Dell Knowingly Sold 11.8 Million Computers with A 97% Failure Rate

Cap Issues, not just Dell

Working in a major west coast hospital, I've seen my share of the Dell Optiplex 270's. some GX280's capacitor issues. We've had sh*t loads, I'm talking at least 400 to 500 GX270's motherboards replaced. Dell actually stepped up to the plate back in early 2000 and sent a technician over to help replace boards. Dell Tech would pick up the boards from the Depot, come by and start helping us replace them. Luckily it was an easy job on the Optiplex model. But building my own computers, I've seen the Cap issue on ECS Boards, AOpen, MSI, and Foxconn. I think I've tossed a couple of ECS boards "The Fry's special" Now I'm dealing with over heat issues on the HP Laptops using the Nvidia chipsets, Old issue, but starting to see this come up now. So each company has there own issues. Sony has the laptop battery issues, Apple with the antenna issues. Even my Hotpoint refrigerator "made by GE" had a cap issue on the main board.

BTW, one good place to get your Motherboards recapped is Badcaps.net - Badcaps Home You can even buy capacitor kits to do it yourself.
 
Marco- are the HPs dv6000 or dv9000? I recently ran across this with a dv6408. Hit the power button and it doesn't go to bios, just restarts. After an unpredictable number of attempts it starts but the wifi is dead. The nvidia chip has come loose from the board and the solder beads need to be reflowed or the board replaced. (I'm guessing you know all that already). There is info all over the net on how to fix it by removing the board and heat shielding everything but that chip. You heat the chip and it resolders itself. You can use anything from a really expensive looking machine to a heat lamp and tin foil.

Or you could do something profoundly stupid. Get the laptop to start (may take many tries) and go into the bios screen. Wrap the laptop in a blanket or towel, blocking all the vents, intakes and exhaust ports. Wait. It will overheat and shutoff. Start her up again and repeat. Repeat this as many times as you dare. When your nerves give out and she shuts down one last time, unwrap it and let it sit there, off, for an hour or more to cool down gradually. Test it out. Problem solved? Temporarily? Permanently?

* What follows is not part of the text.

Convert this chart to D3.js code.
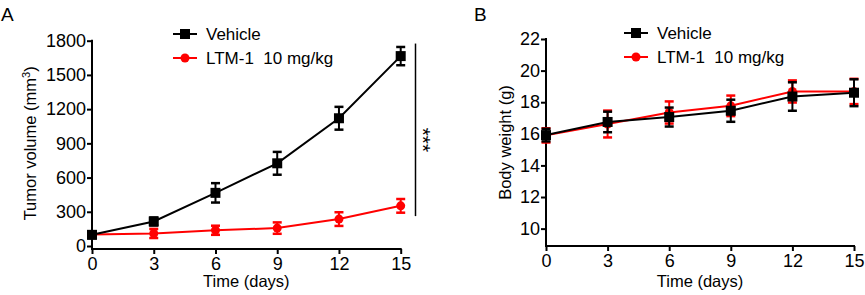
<!DOCTYPE html>
<html>
<head>
<meta charset="utf-8">
<script src="https://cdn.jsdelivr.net/npm/d3@7"></script>
<style>
  body { margin: 0; background: #fff; }
  svg { font-family: "Liberation Sans", Arial, sans-serif; }
</style>
</head>
<body>
<div id="viz"></div>
<script>
const days = [0, 3, 6, 9, 12, 15]
const seriesNames = ["Vehicle", "LTM-1  10 mg/kg"]

// panel A: tumor volume (mm3)
const tumorVehicle = [98, 215, 466, 725, 1120, 1665]
const tumorVehicleErr = [30, 35, 85, 100, 100, 80]
const tumorLtm = [100, 110, 138, 157, 236, 352]
const tumorLtmErr = [25, 40, 40, 50, 60, 60]
const tumorTicks = [0, 300, 600, 900, 1200, 1500, 1800]

// panel B: body weight (g)
const weightVehicle = [15.92, 16.75, 17.06, 17.46, 18.36, 18.6]
const weightVehicleErr = [0.4, 0.65, 0.6, 0.7, 0.9, 0.85]
const weightLtm = [15.9, 16.62, 17.35, 17.77, 18.68, 18.68]
const weightLtmErr = [0.45, 0.85, 0.7, 0.65, 0.7, 0.8]
const weightTicks = [10, 12, 14, 16, 18, 20, 22]

const colors = ["#000000", "#ff0000"]

const width = 865
const height = 295

const canvas = d3.select("#viz")
                 .append("svg")
                 .attr("width", width)
                 .attr("height", height)

function panel (opt) {
    const g = canvas.append("g")

    const xScale = d3.scaleLinear().domain([0, 15]).range(opt.xRange)
    const yScale = d3.scaleLinear().domain(opt.yDomain).range(opt.yRange)

    // y axis
    const yAxis = d3.axisLeft(yScale).tickValues(opt.yTicks).tickFormat(d3.format("d"))
                    .tickSize(5).tickPadding(1)
    const ya = g.append("g")
                .attr("transform", `translate(${opt.xRange[0]},0)`)
                .call(yAxis)
    ya.select(".domain").remove()
    ya.append("line")
      .attr("x1", 0).attr("x2", 0)
      .attr("y1", yScale(opt.yDomain[1]) - 1).attr("y2", opt.xAxisY)
      .attr("stroke", "#000").attr("stroke-width", 2)

    // x axis
    const xAxis = d3.axisBottom(xScale).tickValues(days).tickSize(5).tickPadding(2)
    const xa = g.append("g")
                .attr("transform", `translate(0,${opt.xAxisY})`)
                .call(xAxis)
    xa.select(".domain").remove()
    xa.append("line")
      .attr("x1", opt.xRange[0] - 1).attr("x2", opt.xRange[1] + 1)
      .attr("stroke", "#000").attr("stroke-width", 2)

    g.selectAll(".tick line").attr("stroke", "#000").attr("stroke-width", 2)
    g.selectAll(".tick text").attr("font-size", 18).attr("fill", "#000")
    xa.selectAll(".tick text").attr("dy", "0.75em")

    // axis titles
    g.append("text")
     .attr("x", (opt.xRange[0] + opt.xRange[1]) / 2)
     .attr("y", 287)
     .attr("text-anchor", "middle")
     .attr("font-size", 16.5)
     .text("Time (days)")

    const yl = g.append("text")
     .attr("transform", `translate(${opt.yLabelX},${(opt.yRange[0] + opt.yRange[1]) / 2}) rotate(-90)`)
     .attr("text-anchor", "middle")
     .attr("font-size", 16.5)
    opt.yLabel(yl)

    // panel letter
    g.append("text")
     .attr("x", opt.letterX).attr("y", 21)
     .attr("font-size", 19)
     .text(opt.letter)

    // series: red first, black on top
    opt.series.forEach(s => {
        const line = d3.line()
                       .x((d, j) => xScale(days[j]))
                       .y(d => yScale(d))
        const sg = g.append("g")
        sg.append("path")
          .datum(s.values)
          .attr("d", line)
          .attr("fill", "none")
          .attr("stroke", s.color)
          .attr("stroke-width", 2)

        const pts = sg.selectAll("g.pt")
                      .data(s.values.map((v, j) => ({x: days[j], y: v, e: s.err[j]})))
                      .join("g")
        pts.append("line")
           .attr("x1", d => xScale(d.x)).attr("x2", d => xScale(d.x))
           .attr("y1", d => yScale(d.y - d.e)).attr("y2", d => yScale(d.y + d.e))
           .attr("stroke", s.color).attr("stroke-width", 2)
        ;[-1, 1].forEach(k => {
            pts.append("line")
               .attr("x1", d => xScale(d.x) - 4.5).attr("x2", d => xScale(d.x) + 4.5)
               .attr("y1", d => yScale(d.y + k * d.e)).attr("y2", d => yScale(d.y + k * d.e))
               .attr("stroke", s.color).attr("stroke-width", 2.5)
        })
        if (s.shape === "square") {
            pts.append("rect")
               .attr("x", d => xScale(d.x) - 5).attr("y", d => yScale(d.y) - 5)
               .attr("width", 10).attr("height", 10)
               .attr("fill", s.color)
        } else {
            pts.append("circle")
               .attr("cx", d => xScale(d.x)).attr("cy", d => yScale(d.y))
               .attr("r", 4.5)
               .attr("fill", s.color)
        }
    })

    // legend
    const lg = g.append("g")
    opt.series.forEach(s => {
        const ly = opt.legendY + s.legendRow * 24
        lg.append("line")
          .attr("x1", opt.legendX).attr("x2", opt.legendX + 24)
          .attr("y1", ly).attr("y2", ly)
          .attr("stroke", s.color).attr("stroke-width", 2)
        if (s.shape === "square") {
            lg.append("rect")
              .attr("x", opt.legendX + 7).attr("y", ly - 5)
              .attr("width", 10).attr("height", 10)
              .attr("fill", s.color)
        } else {
            lg.append("circle")
              .attr("cx", opt.legendX + 12).attr("cy", ly)
              .attr("r", 4.5).attr("fill", s.color)
        }
        lg.append("text")
          .attr("x", opt.legendX + 33).attr("y", ly)
          .attr("dy", "0.35em")
          .attr("font-size", 17)
          .style("white-space", "pre")
          .text(s.name)
    })

    return {g, xScale, yScale}
}

// Panel A
const pA = panel({
    letter: "A", letterX: 1,
    xRange: [92, 400.7],
    yDomain: [0, 1800], yRange: [246, 40.7], xAxisY: 249,
    yTicks: tumorTicks,
    yLabelX: 36,
    yLabel: t => {
        t.append("tspan").text("Tumor volume (mm")
        t.append("tspan").attr("baseline-shift", "super").attr("font-size", 11).text("3")
        t.append("tspan").text(")")
    },
    legendX: 173, legendY: 34,
    series: [
        {name: seriesNames[1], values: tumorLtm, err: tumorLtmErr, color: colors[1], shape: "circle", legendRow: 1},
        {name: seriesNames[0], values: tumorVehicle, err: tumorVehicleErr, color: colors[0], shape: "square", legendRow: 0}
    ]
})

// significance bracket
pA.g.append("line")
  .attr("x1", 415.5).attr("x2", 415.5)
  .attr("y1", pA.yScale(1775)).attr("y2", pA.yScale(262))
  .attr("stroke", "#000").attr("stroke-width", 1.5)
pA.g.append("text")
  .attr("transform", `translate(416,${pA.yScale(930)}) rotate(90)`)
  .attr("text-anchor", "middle")
  .attr("font-size", 21)
  .text("***")

// Panel B
panel({
    letter: "B", letterX: 474,
    xRange: [546, 854],
    yDomain: [8.9, 22], yRange: [246, 39], xAxisY: 246,
    yTicks: weightTicks,
    yLabelX: 511,
    yLabel: t => t.text("Body weight (g)"),
    legendX: 624, legendY: 33,
    series: [
        {name: seriesNames[1], values: weightLtm, err: weightLtmErr, color: colors[1], shape: "circle", legendRow: 1},
        {name: seriesNames[0], values: weightVehicle, err: weightVehicleErr, color: colors[0], shape: "square", legendRow: 0}
    ]
})
</script>
</body>
</html>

I wouldn't do this unless you are ready to throw it in the trash rather than take the motherboard out. If you are crazy enough to abuse a laptop this way its probably a good idea to remove the battery and hard drive before you cook it.
 
A search of "Bad caps" in Sat Guys should find my threads about a Mitsubishi HDTV with the burst electrolytic capacitors. At work, we avoided the Dell OptiPlex GX2x0 models, but I heard our parent company got hit bad. We were buying Compaq and HP desktops during that time period, and we saw maybe .5% fail due to bad caps. I was able to fix most of them by buying the capacitors and replacing the bad units. Now, we're seeing LCD monitors croak with bad caps in the low voltage power supplies.